Lip Stick

March 19, 2015

WACSOF carpets leaders in W/Africa over failure to domesticate gender based laws

By Caleb Ayansina
ABUJA – The West African Civil Society Forum (WACSOF) has decried the lackadaisical attitude of West African leaders towards the domestication of international legal and policy frameworks to guarantee right-based, pro-poor and good governance in the sub region.

The Acting General Secretary of WACSOF, Auwal Musa Rafsanjani said it was not enough for a country in the sub region to ratify the international instrument, calling on the leadership to domesticate the law.

Rafsanjani was speaking at a 2-Day Regional Partners Meeting Project on Promoting the Ratification and Domestication of International Legal and Policy frameworks to guarantee Right-Based, Pro-Poor and Governance in West Africa, organized by WACSOF with the support of OXFAM, in Abuja.

He attributed the increase in gender based violence to the failure of the authorities in the 15 member states of the Economic Community of West African States (ECOWAS) to domesticate and implement the laws that guarantee protection of vulnerable in the society.

“It is common place to find states signing on to international conventions, and some even taking a step further to ratify them; however, domesticating these same instruments takes decades.

“This is more realistic in developing countries with poorly developed political, institutional and policy processes and systems, which pose huge developmental challenges such as discrimination, human rights abuses, gender inequality, poverty, bad governance, among others in West Africa.

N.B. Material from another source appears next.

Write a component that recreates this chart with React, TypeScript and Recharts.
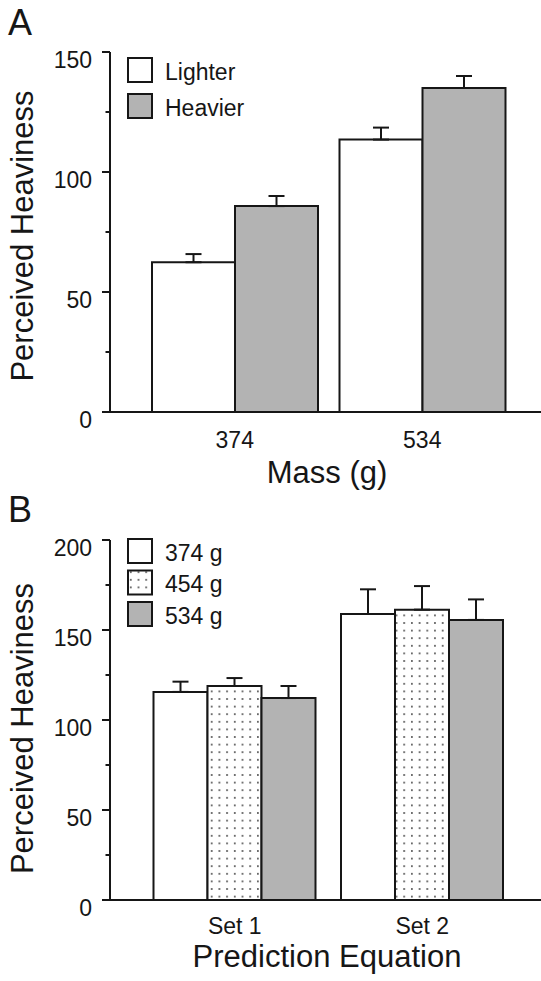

“This is in all ramifications negates the essence of the ECOWAS vision 2020 of facilitating the transition from an ECOWAS of states to ECOWAS of people, where citizens will enjoy the benefits of a borderless, peaceful, prosperous and cohesive region, built on governance and the can better harness and access its enormous resources through the creation of opportunities for sustainable development and environmental preservation.”

The West Africa Regional Programme Coordinator, OXFAM, Enrico Muratore maintained that to have a secured West Africa that is devoid of conflicts, the leaders must place a high premium on protection of rights of the people, while urging citizens to demand good governance from their leaders.

“I believe citizens in the West Africa have their roles to play too, to demand government to strengthening the institution that suppose to enforce the law, and make them compatible with the international human right legislation, even in terrorism, human rights continue to apply,” he said.